As we’re going to the falls, I ask the guide what happens if we run into a gorilla family. Right now, I’ll just say that magic took place this past week as I knew it would well before I got to see my first gorilla. Knew it as sure as I knew the sun would rise this morning. He says, “you close your eyes.” We laugh. The gorillas that are habituated only get one hour-long visit per day by eight visitors and a gaggle of escorts. I was sure we would see something because I didn’t feel like my last visit was complete. We were halfway to the falls and heard something. Nothing appeared and we all wrote it off to monkeys. We saw a couple of other visitors when we started to leave the falls (very beautiful as they cascaded down rocks in the middle of a primordial forst containing fern, liana, mahogany and moss). We learned from them that they had seen a gorilla. Uggh – the space-time continnum must have just been off by a bit!

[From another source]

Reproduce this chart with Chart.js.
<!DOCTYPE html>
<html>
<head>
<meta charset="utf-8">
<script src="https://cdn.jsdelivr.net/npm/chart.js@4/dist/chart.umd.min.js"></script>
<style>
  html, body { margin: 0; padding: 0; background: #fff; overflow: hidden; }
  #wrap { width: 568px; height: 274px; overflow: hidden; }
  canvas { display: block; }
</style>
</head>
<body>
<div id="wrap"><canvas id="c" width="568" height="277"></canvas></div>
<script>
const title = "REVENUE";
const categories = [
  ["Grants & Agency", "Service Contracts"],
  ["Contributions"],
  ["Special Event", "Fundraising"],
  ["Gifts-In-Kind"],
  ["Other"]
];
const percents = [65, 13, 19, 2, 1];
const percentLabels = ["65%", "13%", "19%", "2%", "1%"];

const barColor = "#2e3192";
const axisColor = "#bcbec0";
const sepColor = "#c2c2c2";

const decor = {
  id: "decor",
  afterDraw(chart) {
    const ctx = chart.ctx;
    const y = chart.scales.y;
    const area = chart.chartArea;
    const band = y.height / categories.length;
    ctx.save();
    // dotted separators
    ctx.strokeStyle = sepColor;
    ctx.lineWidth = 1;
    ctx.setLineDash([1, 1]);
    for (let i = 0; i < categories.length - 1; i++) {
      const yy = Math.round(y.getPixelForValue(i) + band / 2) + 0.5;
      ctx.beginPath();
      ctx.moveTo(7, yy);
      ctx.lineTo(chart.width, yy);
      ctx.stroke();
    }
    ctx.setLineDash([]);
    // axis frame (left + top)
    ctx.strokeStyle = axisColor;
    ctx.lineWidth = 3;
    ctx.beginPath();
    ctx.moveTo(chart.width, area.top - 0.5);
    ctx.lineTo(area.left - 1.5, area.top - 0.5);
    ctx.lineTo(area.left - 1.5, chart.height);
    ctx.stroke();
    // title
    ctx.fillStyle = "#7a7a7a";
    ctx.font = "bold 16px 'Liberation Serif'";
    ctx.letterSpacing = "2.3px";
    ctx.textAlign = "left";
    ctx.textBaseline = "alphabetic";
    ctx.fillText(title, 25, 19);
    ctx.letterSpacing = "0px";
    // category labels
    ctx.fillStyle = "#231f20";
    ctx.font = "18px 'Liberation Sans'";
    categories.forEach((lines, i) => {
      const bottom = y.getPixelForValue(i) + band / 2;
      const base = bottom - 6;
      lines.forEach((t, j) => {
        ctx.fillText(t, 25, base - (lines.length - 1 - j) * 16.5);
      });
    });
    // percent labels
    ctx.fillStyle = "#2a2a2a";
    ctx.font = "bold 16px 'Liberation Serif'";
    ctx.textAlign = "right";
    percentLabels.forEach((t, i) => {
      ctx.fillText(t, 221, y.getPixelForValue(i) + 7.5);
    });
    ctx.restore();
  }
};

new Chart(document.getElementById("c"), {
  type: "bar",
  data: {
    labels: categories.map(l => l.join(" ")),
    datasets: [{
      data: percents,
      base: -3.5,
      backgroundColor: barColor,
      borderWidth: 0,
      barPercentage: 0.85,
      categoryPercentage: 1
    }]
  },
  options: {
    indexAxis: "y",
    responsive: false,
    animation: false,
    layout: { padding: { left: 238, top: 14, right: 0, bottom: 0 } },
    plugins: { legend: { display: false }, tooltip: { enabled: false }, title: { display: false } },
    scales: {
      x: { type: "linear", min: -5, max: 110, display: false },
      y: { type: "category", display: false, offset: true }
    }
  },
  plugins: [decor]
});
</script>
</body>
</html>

So we head back on the trail. We get back to about the halfway mark and an escort asks if we want to see gorillas and do we want to pay the same price as the legal hike. I laugh at him. They talk a bit as we walk and next thing that happens is they are instructing us to go off the trail and up a steep hill (all the hills here are steeper than you can imagine). In a couple of minutes I hear trees cracking and know the gorillas are nearby. For the first time for my four encounters, I smell their muskiness before I see them. It’s a smell one will never forget nor are you confused about what it is from. I can’t believe we are doing this and I come up with a couple of reasons why we should not be doing it that still bother me today – 1) if we’re confused as poachers or rebels (fat chance that the three whities would get confused as rebels, but let’s imagine the mess with a bunch of AK47s going off in a forest that you can’t see 20 meters ahead!), we’ll get shot and 2) the single one-hour visit per day is done for very good reasons. But the excitement was incredible and stronger than my caution and conscience…

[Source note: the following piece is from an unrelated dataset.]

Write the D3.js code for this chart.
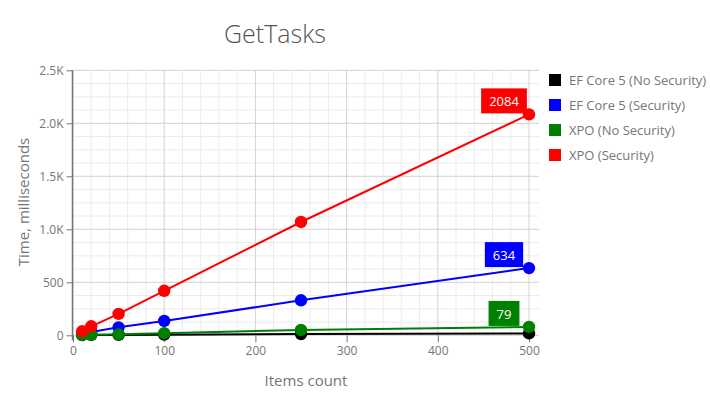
<!DOCTYPE html>
<html><head><meta charset="utf-8">
<script src="https://cdn.jsdelivr.net/npm/d3@7"></script>
<style>
body{margin:0;background:#fff;}
text{font-family:"Segoe UI","Open Sans",sans-serif;}
</style></head>
<body><svg id="c" width="710" height="420"></svg>
<script>
const itemCounts = [10, 20, 50, 100, 250, 500];
const seriesNames = ["EF Core 5 (No Security)", "EF Core 5 (Security)", "XPO (No Security)", "XPO (Security)"];
const seriesColors = ["#000000", "#0000ff", "#008000", "#ff0000"];
const efNoSec = [2, 3, 4, 6, 12, 18];
const efSec = [18, 32, 75, 135, 330, 634];
const xpoNoSec = [3, 5, 9, 20, 50, 79];
const xpoSec = [38, 85, 202, 420, 1069, 2084];
const seriesValues = [efNoSec, efSec, xpoNoSec, xpoSec];
const labeledValues = [null, 634, 79, 2084];
const xTicks = [0, 100, 200, 300, 400, 500];
const yTicks = [0, 500, 1000, 1500, 2000, 2500];
const yTickLabels = ["0", "500", "1.0K", "1.5K", "2.0K", "2.5K"];

const svg = d3.select("#c");
const x = d3.scaleLinear().domain([0, 500]).range([73, 529]);
const y = d3.scaleLinear().domain([0, 2500]).range([335.3, 70.3]);
const plotL = 72.5, plotR = 539, plotT = 70.3, plotB = 335.3;
const grey = "#767676";

// minor grid
const g = svg.append("g");
d3.range(0, 541, 20).filter(v => v % 100 !== 0 && x(v) <= plotR).forEach(v => {
  g.append("line").attr("x1", x(v)).attr("x2", x(v)).attr("y1", plotT).attr("y2", plotB).attr("stroke", "#ececec");
});
d3.range(0, 2501, 125).filter(v => v % 500 !== 0).forEach(v => {
  g.append("line").attr("x1", plotL).attr("x2", plotR).attr("y1", y(v)).attr("y2", y(v)).attr("stroke", "#ececec");
});
// major grid
xTicks.forEach(v => {
  g.append("line").attr("x1", x(v)).attr("x2", x(v)).attr("y1", plotT).attr("y2", plotB).attr("stroke", "#d3d3d3");
});
yTicks.forEach(v => {
  g.append("line").attr("x1", plotL).attr("x2", plotR).attr("y1", y(v)).attr("y2", y(v)).attr("stroke", "#d3d3d3");
});

// y axis
const yAxis = d3.axisLeft(y).tickValues(yTicks).tickFormat((d, i) => yTickLabels[i]).tickSize(6).tickPadding(3);
const ya = svg.append("g").attr("transform", `translate(${plotL},0)`).call(yAxis);
ya.select(".domain").attr("stroke", grey).attr("stroke-width", 1.5).attr("d", `M0,${plotT}V${plotB + 5}`);
ya.selectAll(".tick line").attr("stroke", grey);
ya.selectAll(".tick text").attr("fill", grey).style("font-size", "12px").attr("font-family", null);

// x axis
const xAxis = d3.axisBottom(x).tickValues(xTicks).tickSize(7).tickPadding(4);
const xa = svg.append("g").attr("transform", `translate(0,${plotB})`).call(xAxis);
xa.select(".domain").remove();
xa.selectAll(".tick line").attr("stroke", grey);
xa.selectAll(".tick text").attr("fill", grey).style("font-size", "12px").attr("font-family", null);

// series
const line = d3.line().x((d, i) => x(itemCounts[i])).y(d => y(d));
seriesValues.forEach((vals, s) => {
  svg.append("path").datum(vals).attr("d", line).attr("fill", "none").attr("stroke", seriesColors[s]).attr("stroke-width", 2);
  svg.append("g").selectAll("circle").data(vals).join("circle")
    .attr("cx", (d, i) => x(itemCounts[i])).attr("cy", d => y(d)).attr("r", 6.2)
    .attr("fill", seriesColors[s]);
});

// value labels
seriesValues.forEach((vals, s) => {
  if (labeledValues[s] === null) return;
  const last = vals.length - 1;
  const px = x(itemCounts[last]), py = y(vals[last]);
  const cx = px - 25;
  const lg = svg.append("g");
  const t = lg.append("text").attr("x", cx).attr("y", py - 13).attr("text-anchor", "middle")
    .attr("dominant-baseline", "central").attr("fill", "#fff").style("font-size", "13px").text(labeledValues[s]);
  const w = t.node().getComputedTextLength() + 16;
  lg.insert("rect", "text").attr("x", cx - w / 2).attr("y", py - 26).attr("width", w).attr("height", 25)
    .attr("fill", seriesColors[s]);
});

// title
svg.append("text").attr("x", 275).attr("y", 43).attr("text-anchor", "middle")
  .attr("fill", "#555").style("font-size", "25px").style("font-weight", 300).text("GetTasks");

// axis titles
svg.append("text").attr("transform", "translate(29,202) rotate(-90)").attr("text-anchor", "middle")
  .attr("fill", grey).style("font-size", "15px").text("Time, milliseconds");
svg.append("text").attr("x", 306).attr("y", 386).attr("text-anchor", "middle")
  .attr("fill", grey).style("font-size", "15px").text("Items count");

// legend
seriesNames.forEach((n, i) => {
  const ly = 74 + i * 25;
  svg.append("rect").attr("x", 549).attr("y", ly).attr("width", 12).attr("height", 12).attr("fill", seriesColors[i]);
  svg.append("text").attr("x", 569).attr("y", ly + 6).attr("dominant-baseline", "central")
    .attr("fill", grey).style("font-size", "13px").text(n);
});
</script></body></html>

So, we see the first two, a mom and young baby, come up the hill and walk by us. A second pair does the same and we go over the hill to watch them. I keep looking over my shoulder because I figure there are more to come and hate to have the silverback come up behind us (rememeber this thought for the next blog entry). We’re about ten meters away from the small group which is about 2-3 times further than the legal visits plus we are in thick forest, but this seems close enough for all involved. The highlight was seeing a baby swinging like a chimp Tarzan-style from liana which then broke and he crashed to the ground George-style.

About that time, sure enough, the silverback comes over the ridge and we are between him and the rest of the family. We move quickly skirting around him. Time is up! We start going down the hill and one of the hikers is slow and I look back to see the silverback hot on his trail. He does not look very happy with us probably noting that this is a second visit in a single day from the two-footed creatures. I turn around and head down wishing him luck (he had an escort)! We slide down a three meter drop-off and as we are headed to the trail, we see the gorillas coming down the same side. They’re following us? More like we are following them for we soon see many gorillas near the trail in front of us. All of us make it without the silverback getting feisty. We move down the trail and start photographing them as they cross the trail. I look to my left and in the woods, two meters away I see a pair of eyes. We move further away. The escorts are nervous. I don’t think they thought we would get in that situation. Plus they are now worried that we might get caught. After we leave, they realize the other couple and their escort is now ahead of us and they worry more. We took it slowly. The three of us gave them nice tips and I got back to the lodge 4.5 hours after the start which included about twenty minutes of gorilla time. The escorts pleaded that we not tell anyone. Sure!

My gorilla encounters now felt complete. They are truly the greatest animal to see and this will be a week that I remember for the rest of my life. I look forward to my next visit with Gorilla berengei berengei and I can’t wait to see its cousin Gorilla gorilla gorilla in about three weeks.